Last time when we focused on the writings of government employee compensation expert Bill Zettler, I failed to mention that Bill had some great lines over the years, such as:
“Economics always wins.”
Despite the wishes and dreams of people on both the political left and political right, the day of accounting always comes. We are at that day right now as taxpayers face hundreds of billions of dollars in unfunded pension liability. (Read this if you think that under-funding is due to a failure on the part of taxpayers. It’s not.)
“If something is impossible,” Bill also said, “it’s not going to happen.” There is no way all the state pensions will be paid. In fact, those government employees who are already retired and collecting their generous pensions are stealing from future pensioners.
Were you aware of the fact that twenty-five percent of our state’s budget currently goes to fund government employee pensions? In other states the number is about four percent.
The math doesn’t work and cannot be made to work. If you want to learn more about just how bad the pension system currently is, I would encourage you to check out the annual pension study conducted by Taxpayers United of America. One of the best resources they provide is the list of retired government employees whose pensions are over $100,000.
Are you ready for this? There are currently 17,000 of them — and the number goes up every year.

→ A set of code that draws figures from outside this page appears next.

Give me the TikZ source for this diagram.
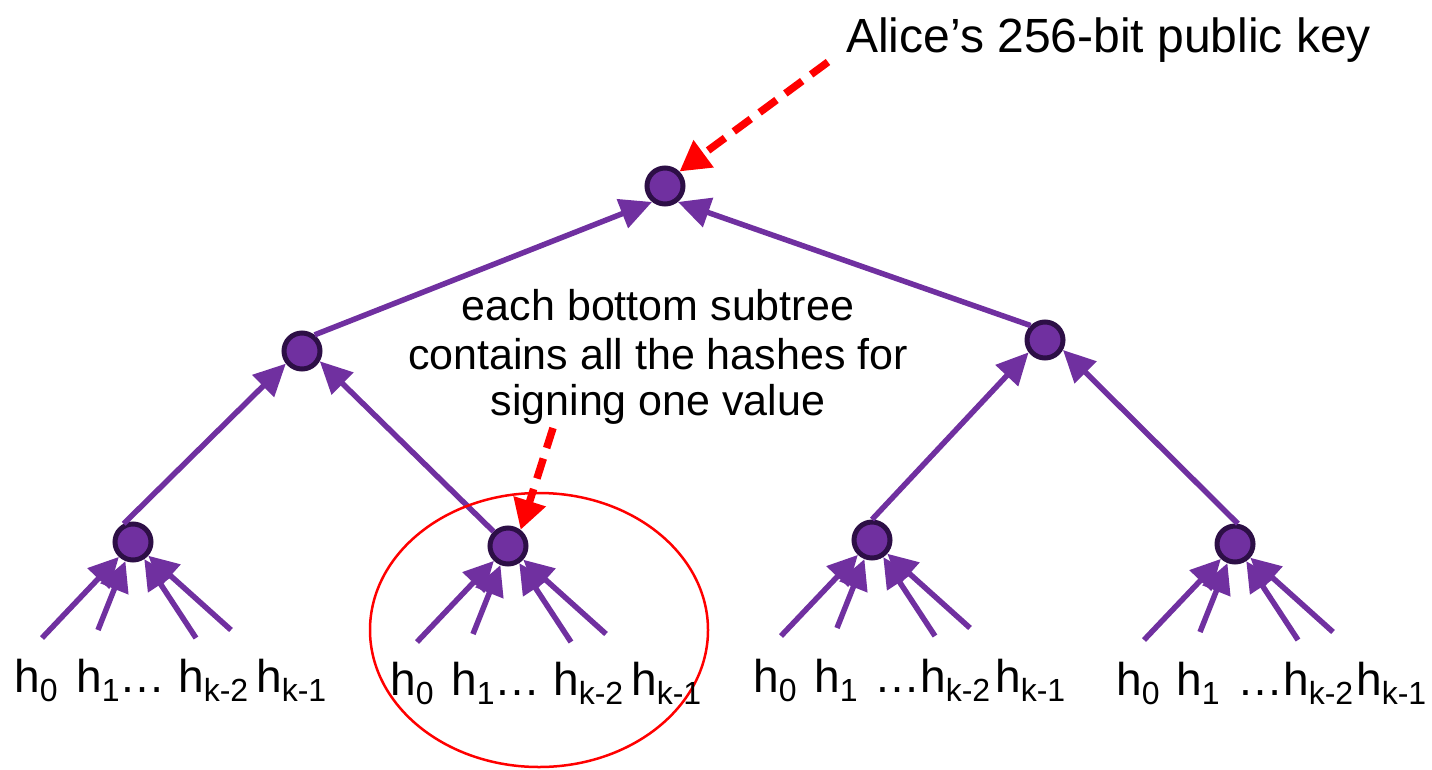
\documentclass[tikz,border=0pt]{standalone}
\usepackage{fontspec}
\setmainfont{Liberation Sans}
\usetikzlibrary{arrows.meta}
\definecolor{ppl}{RGB}{112,48,160}
\definecolor{dppl}{RGB}{45,15,70}
\newcommand\hsub[1]{h\raisebox{-0.2em}{\fontsize{32}{32}\selectfont #1}}
\begin{document}
\begin{tikzpicture}[x=1pt,y=-1pt,
  hnode/.style={circle, fill=ppl, draw=dppl, line width=5pt, minimum size=36pt, inner sep=0pt},
  edge/.style={draw=ppl, line width=5.5pt, -{Triangle[length=32pt 0 0,width=30pt 0 0]}},
  leafedge/.style={draw=ppl, line width=5.5pt, -{Triangle[length=30pt 0 0,width=29pt 0 0]}},
  redarrow/.style={draw=red, line width=7.5pt, dash pattern=on 21pt off 11pt, -{Triangle[length=30pt 0 0,width=32pt 0 0]}},
  lab/.style={anchor=base west, inner sep=0pt, font=\fontsize{46}{46}\selectfont},
  txt/.style={anchor=base, inner sep=0pt, font=\fontsize{43}{43}\selectfont}]
\useasboundingbox (0,0) rectangle (1432,769);

% nodes
\node[hnode] (root) at (665,186) {};
\node[hnode] (A) at (302,351) {};
\node[hnode] (B) at (1045,340) {};
\node[hnode] (C1) at (133,542) {};
\node[hnode] (C2) at (508,546) {};
\node[hnode] (C3) at (872,540) {};
\node[hnode] (C4) at (1235,544) {};

% tree edges
\draw[edge] (A.52) -- (root.231);
\draw[edge] (B.135) -- (root.309);
\draw[edge] (C1.117) -- (A.218);
\draw[edge] (C2.135) -- (A.330);
\draw[edge] (C3.90) -- (B.217);
\draw[edge] (C4.82) -- (B.331);

% leaf arrows
\foreach \c in {C1,C2,C3,C4}{
  \coordinate (\c-a) at ([shift={(-91,96)}]\c.center);
  \coordinate (\c-b) at ([shift={(-35,88)}]\c.center);
  \coordinate (\c-c) at ([shift={(63,96)}]\c.center);
  \coordinate (\c-d) at ([shift={(98,88)}]\c.center);
  \draw[leafedge] (\c-a) -- (\c);
  \draw[leafedge] (\c-b) -- (\c);
  \draw[leafedge] (\c-c) -- (\c);
  \draw[leafedge] (\c-d) -- (\c);
}

% red ellipse
\draw[red, line width=2.5pt] (539,630) ellipse [x radius=169pt, y radius=137pt];

% red dashed arrows
\coordinate (r1) at (828,62);
\coordinate (r2) at (553,428);
\draw[redarrow] (r1) -- (root.45);
\draw[redarrow] (r2) -- (C2.52);

% texts
\node[anchor=base west, inner sep=0pt, font=\fontsize{48}{48}\selectfont] (title) at (846,52) {Alice’s 256-bit public key};
\node[txt] (m1) at (658,320) {each bottom subtree};
\node[txt] (m2) at (658,369) {contains all the hashes for};
\node[txt] (m3) at (658,415) {signing one value};

% leaf labels
\node[lab] (g1a) at (14,692) {\hsub{0}};
\node[lab] (g1b) at (76,692) {\hsub{1}…};
\node[lab] (g1c) at (178,692) {\hsub{k-2}};
\node[lab] (g1d) at (256,692) {\hsub{k-1}};

\node[lab] (g2a) at (390,695) {\hsub{0}};
\node[lab] (g2b) at (451,695) {\hsub{1}…};
\node[lab] (g2c) at (553,695) {\hsub{k-2}};
\node[lab] (g2d) at (631,695) {\hsub{k-1}};

\node[lab] (g3a) at (753,692) {\hsub{0}};
\node[lab] (g3b) at (814,692) {\hsub{1}};
\node[lab] (g3c) at (874,692) {…\hsub{k-2}};
\node[lab] (g3d) at (995,692) {\hsub{k-1}};

\node[lab] (g4a) at (1116,695) {\hsub{0}};
\node[lab] (g4b) at (1176,695) {\hsub{1}};
\node[lab] (g4c) at (1237,695) {…\hsub{k-2}};
\node[lab] (g4d) at (1356,695) {\hsub{k-1}};
\end{tikzpicture}
\end{document}
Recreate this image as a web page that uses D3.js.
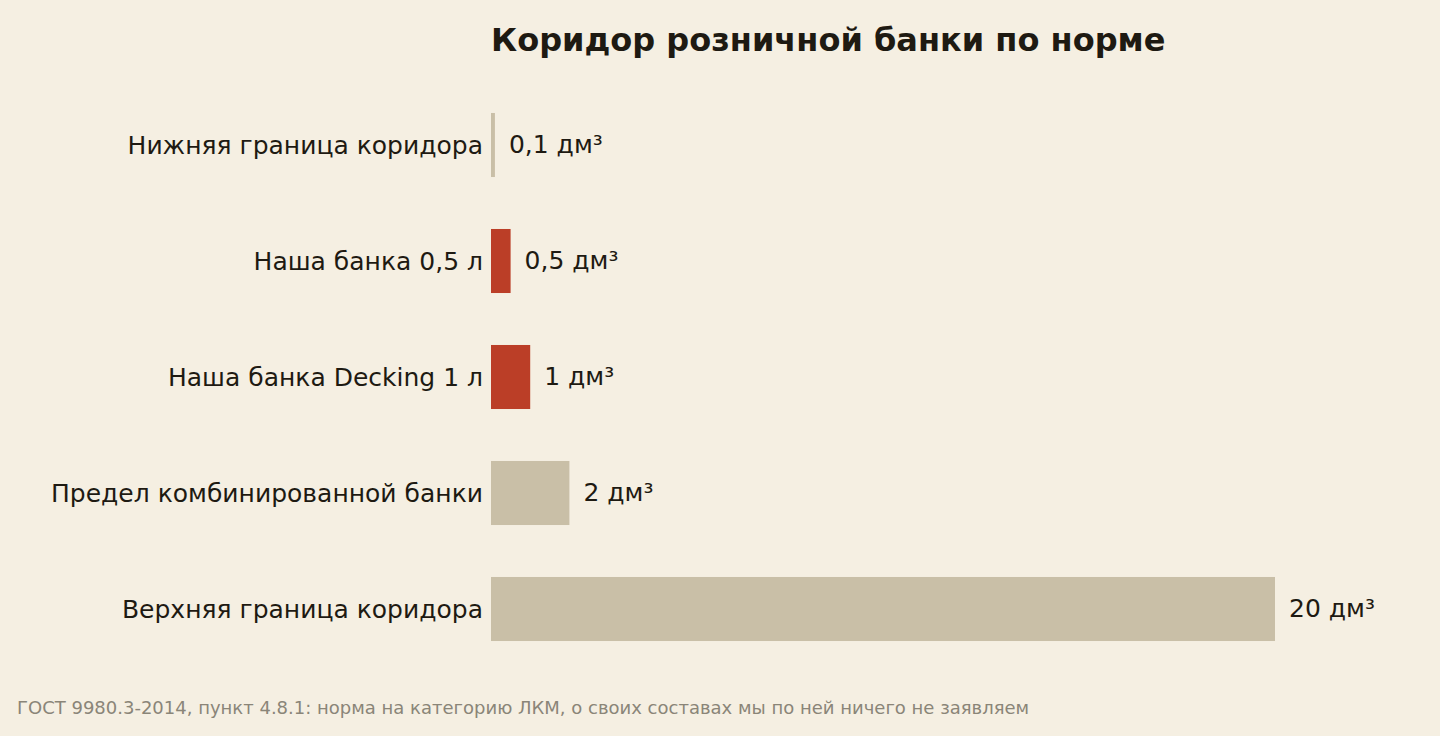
<!DOCTYPE html>
<html><head><meta charset="utf-8">
<script src="https://cdn.jsdelivr.net/npm/d3@7/dist/d3.min.js"></script>
<style>
body{margin:0;background:#f5efe2;}
text{font-family:"DejaVu Sans",sans-serif;}
</style></head>
<body><div id="chart"></div>
<script>
// Data
const categories = ["Нижняя граница коридора", "Наша банка 0,5 л", "Наша банка Decking 1 л", "Предел комбинированной банки", "Верхняя граница коридора"];
const values = [0.1, 0.5, 1, 2, 20];
const valueLabels = ["0,1 дм³", "0,5 дм³", "1 дм³", "2 дм³", "20 дм³"];
const ours = [false, true, true, false, false];

const W = 1440, H = 736;
const svg = d3.select('#chart').append('svg').attr('width', W).attr('height', H);
svg.append('rect').attr('width', W).attr('height', H).attr('fill', '#f5efe2');

const x = d3.scaleLinear().domain([0, 20]).range([491, 1275]);
const y = d3.scaleBand().domain(categories).range([87, 667]).paddingInner(0.448).paddingOuter(0.224);

// title
svg.append('text').attr('x', 491).attr('y', 51)
    .attr('font-size', 32).attr('font-weight', 'bold').attr('fill', '#1e1a12')
    .text('Коридор розничной банки по норме');

// bars
svg.selectAll('rect.bar').data(categories).enter().append('rect')
    .attr('class', 'bar')
    .attr('x', x(0))
    .attr('y', d => y(d))
    .attr('width', (d, i) => x(values[i]) - x(0))
    .attr('height', y.bandwidth())
    .attr('fill', (d, i) => ours[i] ? '#bb3e27' : '#c9bfa7');

// category labels
svg.selectAll('text.cat').data(categories).enter().append('text')
    .attr('class', 'cat')
    .attr('x', 483).attr('y', d => y(d) + y.bandwidth() / 2)
    .attr('dy', '0.35em').attr('text-anchor', 'end')
    .attr('font-size', 25).attr('fill', '#1e1a12')
    .text(d => d);

// value labels
svg.selectAll('text.val').data(categories).enter().append('text')
    .attr('class', 'val')
    .attr('x', (d, i) => x(values[i]) + 14).attr('y', d => y(d) + y.bandwidth() / 2)
    .attr('dy', '0.3em')
    .attr('font-size', 25).attr('fill', '#1e1a12')
    .text((d, i) => valueLabels[i]);

// footer
svg.append('text').attr('x', 17).attr('y', 714)
    .attr('font-size', 18).attr('fill', '#8a8578')
    .text('ГОСТ 9980.3-2014, пункт 4.8.1: норма на категорию ЛКМ, о своих составах мы по ней ничего не заявляем');
</script></body></html>
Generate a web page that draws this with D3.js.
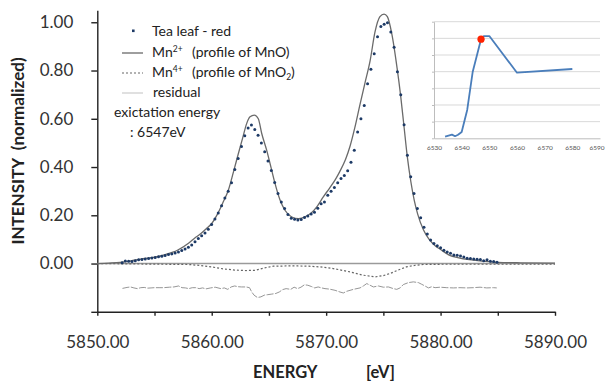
<!DOCTYPE html>
<html><head><meta charset="utf-8">
<script src="https://cdn.jsdelivr.net/npm/d3@7"></script>
<style>html,body{margin:0;padding:0;background:#fff;}svg{display:block;}</style>
</head><body>
<svg id="c" width="605" height="383"></svg>
<script>
// ---------- data ----------
const xTicks = [5850,5855,5860,5865,5870,5875,5880,5885,5890];
const yTicks = [-0.2,0,0.2,0.4,0.6,0.8,1.0];
// measured spectrum: Tea leaf - red  [energy, intensity]
const teaLeaf = [
[5852.17,0.003],[5852.45,0.011],[5852.74,0.010],[5853.03,0.008],[5853.32,0.012],[5853.61,0.016],
[5853.9,0.017],[5854.19,0.019],[5854.48,0.021],[5854.77,0.023],[5855.06,0.025],[5855.35,0.028],
[5855.64,0.030],[5855.93,0.033],[5856.22,0.037],[5856.51,0.040],[5856.8,0.044],[5857.09,0.048],
[5857.38,0.054],[5857.67,0.060],[5857.96,0.068],[5858.25,0.077],[5858.54,0.090],[5858.83,0.104],
[5859.12,0.115],[5859.41,0.127],[5859.7,0.142],[5859.99,0.162],[5860.28,0.185],[5860.57,0.210],
[5860.86,0.240],[5861.15,0.272],[5861.44,0.300],[5861.73,0.335],[5862.02,0.390],[5862.31,0.435],
[5862.6,0.485],[5862.89,0.530],[5863.18,0.562],[5863.47,0.574],[5863.76,0.556],[5864.05,0.532],
[5864.34,0.500],[5864.63,0.463],[5864.92,0.425],[5865.21,0.386],[5865.5,0.336],[5865.79,0.290],
[5866.08,0.255],[5866.37,0.228],[5866.66,0.203],[5866.95,0.188],[5867.24,0.184],[5867.53,0.180],
[5867.82,0.183],[5868.11,0.191],[5868.4,0.197],[5868.69,0.205],[5868.98,0.213],[5869.27,0.229],
[5869.56,0.248],[5869.85,0.255],[5870.14,0.283],[5870.43,0.300],[5870.72,0.315],[5871.01,0.335],
[5871.3,0.352],[5871.59,0.365],[5871.88,0.385],[5872.17,0.420],[5872.46,0.470],[5872.75,0.545],
[5873.04,0.600],[5873.33,0.655],[5873.62,0.745],[5873.91,0.805],[5874.2,0.870],[5874.49,0.940],
[5874.78,0.982],[5875.07,0.992],[5875.36,0.998],[5875.65,0.960],[5875.94,0.896],[5876.23,0.795],
[5876.52,0.700],[5876.81,0.575],[5877.1,0.449],[5877.39,0.360],[5877.68,0.290],[5877.97,0.228],
[5878.26,0.190],[5878.55,0.150],[5878.84,0.122],[5879.13,0.098],[5879.42,0.083],[5879.71,0.074],
[5880.0,0.065],[5880.29,0.055],[5880.58,0.048],[5880.87,0.043],[5881.16,0.035],[5881.45,0.034],
[5881.74,0.031],[5882.03,0.027],[5882.32,0.022],[5882.61,0.021],[5882.9,0.019],[5883.19,0.018],
[5883.48,0.017],[5883.77,0.012],[5884.06,0.016],[5884.35,0.010],[5884.64,0.008],[5884.93,0.005]
];
// Mn2+ (profile of MnO)
const mn2 = [
[5850,0.000],[5851,0.002],[5852,0.005],[5853,0.012],[5854,0.020],[5855,0.027],[5856,0.038],
[5857,0.055],[5858,0.085],[5858.5,0.105],[5859,0.122],[5859.5,0.143],[5860,0.166],[5860.5,0.205],
[5861,0.255],[5861.45,0.304],[5861.9,0.380],[5862.33,0.456],[5862.7,0.520],[5863.06,0.581],
[5863.35,0.608],[5863.72,0.615],[5864.07,0.600],[5864.37,0.539],[5864.8,0.470],[5865.24,0.387],
[5865.53,0.332],[5865.97,0.263],[5866.4,0.221],[5867.0,0.193],[5867.6,0.186],[5868.2,0.195],
[5868.7,0.210],[5869.2,0.236],[5869.75,0.276],[5870.3,0.313],[5870.8,0.348],[5871.2,0.382],
[5871.7,0.432],[5872.1,0.488],[5872.5,0.562],[5872.96,0.660],[5873.4,0.750],[5873.84,0.840],
[5874.27,0.960],[5874.7,1.023],[5875.06,1.034],[5875.35,1.023],[5875.73,0.954],[5876.2,0.810],
[5876.5,0.700],[5876.8,0.570],[5877.1,0.440],[5877.4,0.340],[5877.7,0.262],[5878.0,0.205],
[5878.5,0.140],[5879.0,0.100],[5879.5,0.075],[5880.0,0.058],[5880.8,0.034],[5881.5,0.025],
[5882.5,0.016],[5883.7,0.010],[5885,0.005],[5887,0.003],[5890,0.002]
];
// Mn4+ (profile of MnO2)
const mn4 = [
[5850,0.000],[5852,-0.001],[5854,-0.002],[5856,-0.003],[5858,-0.004],[5859,-0.008],[5860,-0.014],
[5861,-0.022],[5862,-0.027],[5863,-0.029],[5863.8,-0.028],[5864.6,-0.018],[5865.4,-0.011],
[5866.5,-0.010],[5867.5,-0.010],[5868.5,-0.011],[5869.5,-0.014],[5870.4,-0.019],[5871.3,-0.027],
[5872.1,-0.035],[5873.2,-0.048],[5874.3,-0.055],[5875.0,-0.050],[5875.6,-0.041],[5876.3,-0.027],
[5877.0,-0.014],[5877.8,-0.007],[5878.5,-0.004],[5880,-0.003],[5885,-0.003],[5890,-0.003]
];
// residual (offset)
const residual = [
[5852.2,-0.103],[5852.6,-0.099],[5852.9,-0.097],[5853.2,-0.101],[5853.5,-0.104],[5853.8,-0.100],
[5854.1,-0.099],[5854.4,-0.102],[5854.7,-0.101],[5855.0,-0.100],[5855.4,-0.100],[5855.8,-0.100],
[5856.3,-0.098],[5856.7,-0.097],[5857.1,-0.093],[5857.4,-0.100],[5857.7,-0.101],[5858.0,-0.104],
[5858.3,-0.100],[5858.6,-0.100],[5858.9,-0.104],[5859.2,-0.101],[5859.5,-0.105],[5859.9,-0.101],
[5860.3,-0.098],[5860.8,-0.104],[5861.1,-0.101],[5861.4,-0.107],[5861.7,-0.097],[5862.0,-0.093],
[5862.3,-0.096],[5862.6,-0.097],[5863.0,-0.097],[5863.3,-0.100],[5863.5,-0.118],[5863.7,-0.131],
[5864.0,-0.141],[5864.3,-0.138],[5864.6,-0.131],[5864.9,-0.129],[5865.2,-0.127],[5865.6,-0.124],
[5865.9,-0.118],[5866.2,-0.108],[5866.5,-0.104],[5866.9,-0.107],[5867.2,-0.098],[5867.5,-0.104],
[5867.8,-0.098],[5868.1,-0.088],[5868.4,-0.090],[5868.7,-0.095],[5869.0,-0.101],[5869.3,-0.097],
[5869.6,-0.101],[5869.9,-0.104],[5870.3,-0.106],[5870.78,-0.111],[5871.21,-0.118],[5871.5,-0.122],
[5871.8,-0.115],[5872.38,-0.107],[5872.96,-0.101],[5873.25,-0.093],[5873.55,-0.083],[5873.84,-0.090],
[5874.13,-0.097],[5874.57,-0.093],[5875.0,-0.098],[5875.44,-0.097],[5875.88,-0.104],[5876.17,-0.107],
[5876.46,-0.101],[5876.75,-0.087],[5877.19,-0.079],[5877.62,-0.076],[5878.06,-0.079],[5878.35,-0.086],
[5878.64,-0.093],[5878.94,-0.101],[5879.23,-0.096],[5879.52,-0.100],[5879.96,-0.098],[5880.54,-0.100],
[5881.12,-0.101],[5881.7,-0.100],[5882.29,-0.101],[5882.87,-0.100],[5883.45,-0.098],[5884.03,-0.101],
[5884.62,-0.100],[5884.91,-0.101]
];
// inset: excitation spectrum
const insetXTicks = [6530,6540,6550,6560,6570,6580,6590];
const insetYTicks = [0,0.2,0.4,0.6,0.8,1.0,1.2,1.4];
const insetLine = [
[6534,0.020],[6536.5,0.044],[6537.6,0.025],[6538.7,0.042],[6540,0.076],[6542,0.34],[6544,0.80],
[6547,1.19],[6548,1.228],[6550,1.228],[6560,0.788],[6580,0.832]
];
const insetMarker = [[6547,1.19]];

// ---------- drawing ----------
const svg = d3.select("#c");
const FONT = "Lato, 'Open Sans', sans-serif";
const x = d3.scaleLinear().domain([5850,5890]).range([97.3,555]);
const y = d3.scaleLinear().domain([-0.2,1.05]).range([311.8,10.2]);

// x axis
const xAxis = d3.axisBottom(x).tickValues(xTicks).tickSize(4).tickSizeOuter(0).tickPadding(20)
  .tickFormat(d => d % 10 === 0 ? d3.format(".2f")(d) : "");
const gx = svg.append("g").attr("transform", `translate(0,${y(-0.2)})`).call(xAxis);
gx.selectAll("text").attr("font-family", FONT).attr("font-size", 17).attr("fill", "#333");
gx.selectAll("line,path").attr("stroke", "#222").attr("stroke-width", 1.4);

// y axis
const yAxis = d3.axisLeft(y).tickValues(yTicks).tickSize(6).tickSizeOuter(0).tickPadding(18)
  .tickFormat(d => d < -0.01 ? "" : d3.format(".2f")(d));
const gy = svg.append("g").attr("transform", `translate(${x(5850)},0)`).call(yAxis);
gy.selectAll("text").attr("font-family", FONT).attr("font-size", 17).attr("fill", "#333");
gy.selectAll("line,path").attr("stroke", "#222").attr("stroke-width", 1.4);

// zero line
svg.append("line").attr("x1", x(5850)).attr("x2", x(5890)).attr("y1", y(0)).attr("y2", y(0))
  .attr("stroke", "#9a9a9a").attr("stroke-width", 1.4);

const line = d3.line().x(d => x(d[0])).y(d => y(d[1]));
svg.append("path").datum(residual).attr("d", line).attr("fill", "none")
  .attr("stroke", "#8a8a8a").attr("stroke-width", 0.9).attr("stroke-dasharray", "7,1.5");
svg.append("path").datum(mn4).attr("d", line).attr("fill", "none")
  .attr("stroke", "#666").attr("stroke-width", 1.2).attr("stroke-dasharray", "2,2");
svg.append("path").datum(mn2).attr("d", d3.line().curve(d3.curveMonotoneX).x(d => x(d[0])).y(d => y(d[1])))
  .attr("fill", "none").attr("stroke", "#6a6a6a").attr("stroke-width", 1.3);
svg.append("g").selectAll("circle").data(teaLeaf).join("circle")
  .attr("cx", d => x(d[0])).attr("cy", d => y(d[1])).attr("r", 1.5).attr("fill", "#1d3a66");

// axis titles
svg.append("text").attr("transform", `translate(24,151) rotate(-90)`).attr("text-anchor", "middle")
  .attr("font-family", FONT).attr("font-weight", "bold").attr("font-size", 17).attr("fill", "#222")
  .attr("xml:space", "preserve").text("INTENSITY  (normalized)");
svg.append("text").attr("x", 253).attr("y", 378).attr("font-family", FONT).attr("font-weight", "bold")
  .attr("font-size", 16.5).attr("fill", "#222").text("ENERGY");
svg.append("text").attr("x", 366).attr("y", 378).attr("font-family", FONT).attr("font-weight", "bold")
  .attr("font-size", 16.5).attr("fill", "#222").text("[eV]");

// legend
const lg = svg.append("g").attr("font-family", FONT).attr("font-size", 14).attr("fill", "#222");
lg.append("rect").attr("x", 132).attr("y", 29.5).attr("width", 2.6).attr("height", 2.6).attr("fill", "#1d3a66");
lg.append("text").attr("x", 152).attr("y", 36).text("Tea leaf - red");
lg.append("line").attr("x1", 122).attr("x2", 143).attr("y1", 53).attr("y2", 53).attr("stroke", "#6a6a6a").attr("stroke-width", 1.3);
const t2 = lg.append("text").attr("x", 152).attr("y", 57);
t2.append("tspan").text("Mn");
t2.append("tspan").attr("font-size", 8.5).attr("dy", -5).text("2+");
lg.append("text").attr("x", 192).attr("y", 57).text("(profile of MnO)");
lg.append("line").attr("x1", 122).attr("x2", 143).attr("y1", 73).attr("y2", 73).attr("stroke", "#666").attr("stroke-width", 1.2).attr("stroke-dasharray", "2,2");
const t4 = lg.append("text").attr("x", 152).attr("y", 77);
t4.append("tspan").text("Mn");
t4.append("tspan").attr("font-size", 8.5).attr("dy", -5).text("4+");
const t4b = lg.append("text").attr("x", 192).attr("y", 77);
t4b.append("tspan").text("(profile of MnO");
t4b.append("tspan").attr("font-size", 8.5).attr("dy", 3).text("2");
t4b.append("tspan").attr("dy", -3).text(")");
lg.append("line").attr("x1", 122).attr("x2", 143).attr("y1", 93).attr("y2", 93).attr("stroke", "#cfcfcf").attr("stroke-width", 1.3);
lg.append("text").attr("x", 153).attr("y", 97).text("residual");
lg.append("text").attr("x", 114).attr("y", 117).text("exictation energy");
lg.append("text").attr("x", 130).attr("y", 137).text(": 6547eV");

// inset
const ix = d3.scaleLinear().domain([6530,6590]).range([434,600]);
const iy = d3.scaleLinear().domain([0,1.4]).range([138.3,21.7]);
const ig = svg.append("g");
ig.selectAll("line.grid").data(insetYTicks.slice(1)).join("line").attr("class", "grid")
  .attr("x1", ix(6530)).attr("x2", ix(6590)).attr("y1", d => iy(d)).attr("y2", d => iy(d))
  .attr("stroke", "#d9d9d9").attr("stroke-width", 1);
const iyAxis = d3.axisLeft(iy).tickValues(insetYTicks).tickSize(2).tickSizeOuter(0).tickFormat("");
ig.append("g").attr("transform", `translate(${ix(6530)},0)`).call(iyAxis)
  .selectAll("line,path").attr("stroke", "#bdbdbd");
const ixAxis = d3.axisBottom(ix).tickValues(insetXTicks).tickSize(0).tickSizeOuter(0).tickPadding(7)
  .tickFormat(d3.format("d"));
const gix = ig.append("g").attr("transform", `translate(0,${iy(0)})`).call(ixAxis);
gix.selectAll("path").attr("stroke", "#bdbdbd");
gix.selectAll("text").attr("font-family", FONT).attr("font-size", 6.5).attr("fill", "#555")
  .filter(d => d === 6590).attr("text-anchor", "end").attr("x", 604 - ix(6590));
const iline = d3.line().x(d => ix(d[0])).y(d => iy(d[1]));
ig.append("path").datum(insetLine).attr("d", iline).attr("fill", "none")
  .attr("stroke", "#4a7ebb").attr("stroke-width", 1.8).attr("stroke-linejoin", "round");
ig.selectAll("circle").data(insetMarker).join("circle")
  .attr("cx", d => ix(d[0])).attr("cy", d => iy(d[1])).attr("r", 3.6).attr("fill", "#ff2200");
</script>
</body></html>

Here are the leaders from each of the top five levels — $500k, $400k, $300k, $200k, and $100k:
Leslie Heffez’s current annual pension is $581,227. Leslie paid in $768,611, and can expect to get out $21,945,104 in lifetime benefits based upon life expectancy averages.
Das Gupta’s current annual pension is $494,773. It took only one year for Das to recoup everything he paid into the system, which was $475,331. He could receive $5,290,301 before the grim reaper comes calling.
Herand Acarian gets $392,682 every year. Not bad for having paid in only $628,987, and with a good long life, Herand could get back $6,843,239 or more.
Eddie Williams wins the $200k column, bringing in six times the annual average Illinois household income (which is approximately $50k) at $299,991. Eddie coughed up a whole $277,792 to invest into the system, and has already received $842,452 in benefits. (Please read those numbers again.) If he stays healthy, he could cash in for as much as $5,527,649 over his lifetime.
After flipping through over four full pages of pensions exceeding $200,000, Rick Taylor tops off the $100-k’ers at an annual pension of $199,909. For the record, Ricky paid in $229,400, has already received $1,162,854 (he retired at age 56), and life expectancy charts could gift him $7,267,441 or more if he eats right and gets enough exercise.
For the most up to date information about where the state’s pension systems stand now the place to go is the Illinois Policy Institute’s website. For several years now, their researchers have been firing off warning flares about the dangers ahead. How Republican and conservative state legislators, let alone our Republican governor, have failed to notice, is a mystery.
If they had noticed, the problem would constitute a big part of their message to their constituents and the hard working families around the state.
There are proposed reform bills, but they all fall way short. To be honest, it’s as if the authors are not reading the works of Bill Zettler or the Illinois Policy Institute.
As for Governor Bruce Rauner, he boasts continually about wanting to spend more money on the K-12 system.
Where does he think a lot of that money is going?
I’ll give you one guess. That level of ignorance is almost incalculable. More money for the worst run level of government in the state?
The solution is a push for universal school choice where the money follows the student. That is where the savings will come, as Illinois families will be freed from the government school monopoly, and move to more economical and effective education options. Short of that, Rauner will never fulfill his constitutional duty to propose a balanced budget.
If Republican leaders had truly noticed those IPI and Bill Zettler warning flares, they would have spent the past many years making sure that enough Illinois taxpayers would be informed and thus demanding that the problem be fixed.